What's so special about characteristic 2?
Two is the smallest (and as people sometimes say: the oddest) of all primes.
Just to take a contrived example, let's say you want to show
If the sum of two squares equals the square of the sum then one of the two is zero.
Well, that's easy, you just transform $a^2+b^2=(a+b)^2$ to obtain $0=2ab$; and as a product is $0$ only if one of the factors is zero, you conclude that $a=0$ or $b=0$. Done? No! We forgot the third factor. We should have said: $a=0$ or $b=0$ or $2=0$. And the latter is exactly what happens in characteristic $2$, i.e., in characteristic $2$ our claim does not (necessarily) hold.
To put it differently: In the attempt to arrive at $ab=0$ we had to divide by $2$, and as always when dividing we must make sure that we do not accidentally divide by zero. It happens ever so often that you have to divide by something. If you need to divide by $a-b$, say, you can circumvent the problem by adding a condition to your claim ("... provided $a\ne b$"). But sometimes you need to divide by an explicit constant such as $2$ in our example. In that case the condition to be added to the claim must be that the characteristic of the field is not a divisor of that constant.

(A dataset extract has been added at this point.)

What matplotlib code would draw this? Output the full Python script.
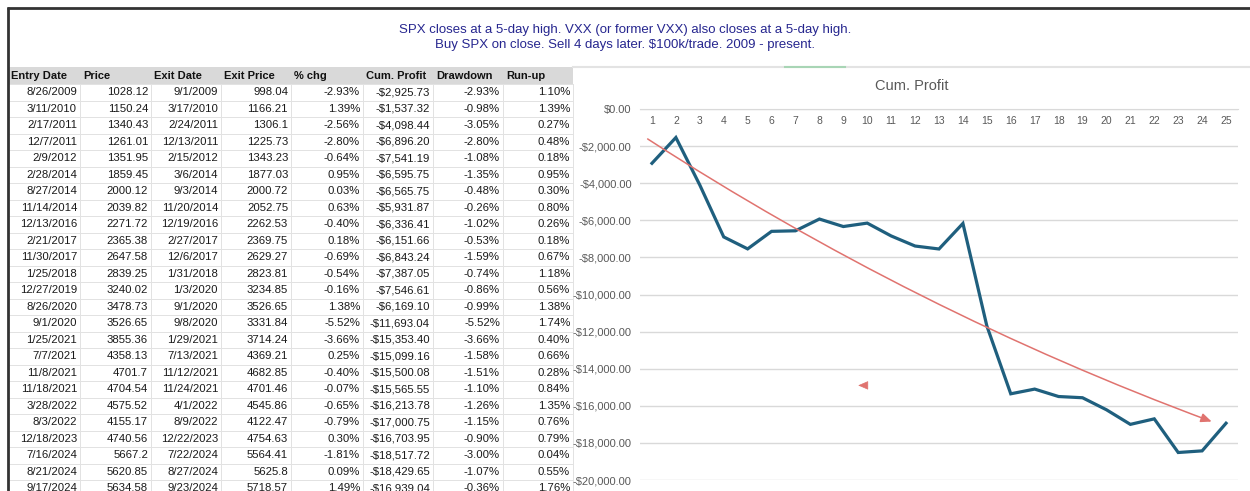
import matplotlib.pyplot as plt
from matplotlib.ticker import FuncFormatter

# trade table
headers = ['Entry Date', 'Price', 'Exit Date', 'Exit Price', '% chg', 'Cum. Profit', 'Drawdown', 'Run-up']
entry_dates = ['8/26/2009', '3/11/2010', '2/17/2011', '12/7/2011', '2/9/2012', '2/28/2014', '8/27/2014',
               '11/14/2014', '12/13/2016', '2/21/2017', '11/30/2017', '1/25/2018', '12/27/2019',
               '8/26/2020', '9/1/2020', '1/25/2021', '7/7/2021', '11/8/2021', '11/18/2021',
               '3/28/2022', '8/3/2022', '12/18/2023', '7/16/2024', '8/21/2024', '9/17/2024']
entry_prices = [1028.12, 1150.24, 1340.43, 1261.01, 1351.95, 1859.45, 2000.12, 2039.82, 2271.72,
                2365.38, 2647.58, 2839.25, 3240.02, 3478.73, 3526.65, 3855.36, 4358.13, 4701.7,
                4704.54, 4575.52, 4155.17, 4740.56, 5667.2, 5620.85, 5634.58]
exit_dates = ['9/1/2009', '3/17/2010', '2/24/2011', '12/13/2011', '2/15/2012', '3/6/2014', '9/3/2014',
              '11/20/2014', '12/19/2016', '2/27/2017', '12/6/2017', '1/31/2018', '1/3/2020',
              '9/1/2020', '9/8/2020', '1/29/2021', '7/13/2021', '11/12/2021', '11/24/2021',
              '4/1/2022', '8/9/2022', '12/22/2023', '7/22/2024', '8/27/2024', '9/23/2024']
exit_prices = [998.04, 1166.21, 1306.1, 1225.73, 1343.23, 1877.03, 2000.72, 2052.75, 2262.53,
               2369.75, 2629.27, 2823.81, 3234.85, 3526.65, 3331.84, 3714.24, 4369.21, 4682.85,
               4701.46, 4545.86, 4122.47, 4754.63, 5564.41, 5625.8, 5718.57]
pct_chg = [-2.93, 1.39, -2.56, -2.80, -0.64, 0.95, 0.03, 0.63, -0.40, 0.18, -0.69, -0.54, -0.16,
           1.38, -5.52, -3.66, 0.25, -0.40, -0.07, -0.65, -0.79, 0.30, -1.81, 0.09, 1.49]
cum_profit = [-2925.73, -1537.32, -4098.44, -6896.20, -7541.19, -6595.75, -6565.75, -5931.87,
              -6336.41, -6151.66, -6843.24, -7387.05, -7546.61, -6169.10, -11693.04, -15353.40,
              -15099.16, -15500.08, -15565.55, -16213.78, -17000.75, -16703.95, -18517.72,
              -18429.65, -16939.04]
drawdown = [-2.93, -0.98, -3.05, -2.80, -1.08, -1.35, -0.48, -0.26, -1.02, -0.53, -1.59, -0.74,
            -0.86, -0.99, -5.52, -3.66, -1.58, -1.51, -1.10, -1.26, -1.15, -0.90, -3.00, -1.07, -0.36]
run_up = [1.10, 1.39, 0.27, 0.48, 0.18, 0.95, 0.30, 0.80, 0.26, 0.18, 0.67, 1.18, 0.56, 1.38,
          1.74, 0.40, 0.66, 0.28, 0.84, 1.35, 0.76, 0.79, 0.04, 0.55, 1.76]

title_lines = ['SPX closes at a 5-day high. VXX (or former VXX) also closes at a 5-day high.',
               'Buy SPX on close. Sell 4 days later. $100k/trade. 2009 - present.']
chart_title = 'Cum. Profit'


def money(v, pos=None):
    return f"-${abs(v):,.2f}" if v < 0 else f"${v:,.2f}"


def pct(v):
    return f"{v:.2f}%"


plt.rcParams['font.family'] = ['Liberation Sans Narrow', 'Liberation Sans']

fig = plt.figure(figsize=(12.5, 4.91), dpi=100)

# pixel-space overlay for the sheet part
bg = fig.add_axes([0, 0, 1, 1], zorder=0)
bg.set_xlim(0, 1250)
bg.set_ylim(491, 0)
bg.axis('off')

grid_c = '#E2E2E2'
col_edges = [8, 80, 151, 221, 291, 363, 433, 503, 573]
head_top, head_bot = 67, 84
row_h = 16.5

bg.fill_between([col_edges[0], col_edges[-1]], head_top, head_bot, color='#D9D9D9', lw=0)
for i in range(27):
    yy = head_bot + i * row_h
    bg.plot([col_edges[0], col_edges[-1]], [yy, yy], color=grid_c, lw=0.7)
for xe in col_edges[1:]:
    bg.plot([xe, xe], [head_bot, 491], color=grid_c, lw=0.7)

for j, h in enumerate(headers):
    bg.text(col_edges[j] + 3, (head_top + head_bot) / 2 + 0.5, h, ha='left', va='center',
            fontsize=8, fontweight='bold', color='#111111')

cols = [entry_dates,
        [f"{v:g}" for v in entry_prices],
        exit_dates,
        [f"{v:g}" for v in exit_prices],
        [pct(v) for v in pct_chg],
        [money(v) for v in cum_profit],
        [pct(v) for v in drawdown],
        [pct(v) for v in run_up]]
for j, col in enumerate(cols):
    for i, s in enumerate(col):
        bg.text(col_edges[j + 1] - 3, head_bot + row_h * (i + 0.5), s, ha='right', va='center',
                fontsize=8.2, color='#1a1a1a')

# frame lines of the sheet
bg.plot([7, 1250], [7.5, 7.5], color='#333333', lw=2, solid_capstyle='butt')
bg.plot([7.5, 7.5], [7, 491], color='#333333', lw=2, solid_capstyle='butt')
bg.plot([573, 1250], [67, 67], color='#E3E3E3', lw=1.5)
bg.plot([785, 845], [67, 67], color='#A8D5B5', lw=1.5)

for k, line in enumerate(title_lines):
    bg.text(625, 30 + 15 * k, line, ha='center', va='center', fontsize=9.5,
            color='#26268F', family='Liberation Sans')

bg.text(912, 86, chart_title, ha='center', va='center', fontsize=10.5, color='#595959')

# chart
ax = fig.add_axes([640 / 1250, 1 - 480 / 491, 598 / 1250, 371 / 491], zorder=1)
ax.patch.set_facecolor('none')
x = list(range(1, len(cum_profit) + 1))
ax.plot(x, cum_profit, color='#1F5F7E', lw=2.3, solid_joinstyle='miter', zorder=3)
ax.set_xlim(0.5, len(x) + 0.5)
ax.set_ylim(-20000, 0)
ax.set_yticks(range(-20000, 1, 2000))
ax.yaxis.set_major_formatter(FuncFormatter(money))
ax.set_xticks(x)
ax.grid(axis='y', color='#D9D9D9', lw=1)
ax.set_axisbelow(True)
for s in ax.spines.values():
    s.set_visible(False)
ax.spines['bottom'].set_visible(True)
ax.spines['bottom'].set_color('#D9D9D9')
ax.spines['bottom'].set_position(('data', 0))
ax.tick_params(axis='both', length=0, colors='#595959')
ax.tick_params(axis='x', pad=5, labelsize=7.5)
ax.tick_params(axis='y', pad=6, labelsize=8)

# hand-drawn trend arrow
red = '#E0736F'
ax.annotate('', xy=(24.4, -16850), xytext=(0.82, -1614),
            arrowprops=dict(arrowstyle='-|>,head_length=0.7,head_width=0.3', color=red, lw=1.1,
                            connectionstyle='arc3,rad=0.055', shrinkA=0, shrinkB=0,
                            mutation_scale=9))
ax.annotate('', xy=(9.62, -14900), xytext=(9.8, -14900),
            arrowprops=dict(arrowstyle='-|>,head_length=0.7,head_width=0.3', color=red, lw=0.5,
                            shrinkA=0, shrinkB=0, mutation_scale=9))

plt.savefig('out.png', dpi=100)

The fact that it is often only characteristic $2$ that needs to be mentioned as exception might be called a consequence of the law of small numbers: It happens much more often that a factor $2$ pops up naturally than a factor $97$, say. That's why characteristic $2$ so often and characteristic $3$ sometimes plays a special role.
In a field of characteristic two, everything is its own additive inverse. so $x=-x$ for every element, and in a lot of proofs, we show something is $0$ by showing it is equal to its own additive inverse. This obviously fails in fields of characteristic 2.
Any finite field of characteristic 2 turns out to be the unique finite field of order $2^n$ for some $n$. Infinite fields exist as well, the simplest would be the field of rational polynomials over $\mathbb Z / \mathbb 2Z$
One of many examples where characteristic $2$ makes things very hard is the classification of simple Lie algebras over algebraically closed fields. For characteristic zero the proof works very nicely. For prime characteristic $p$ things get much harder; also the result is more complicated. Nevertheless it has been achieved for all $p>5$; and partly for $p=5$ and $p=3$. Only $p=2$ seems to be hopeless. The reasons have been discussed here, e.g., the Killing form does not help very much then; the trace of the identity matrix may vanish etc.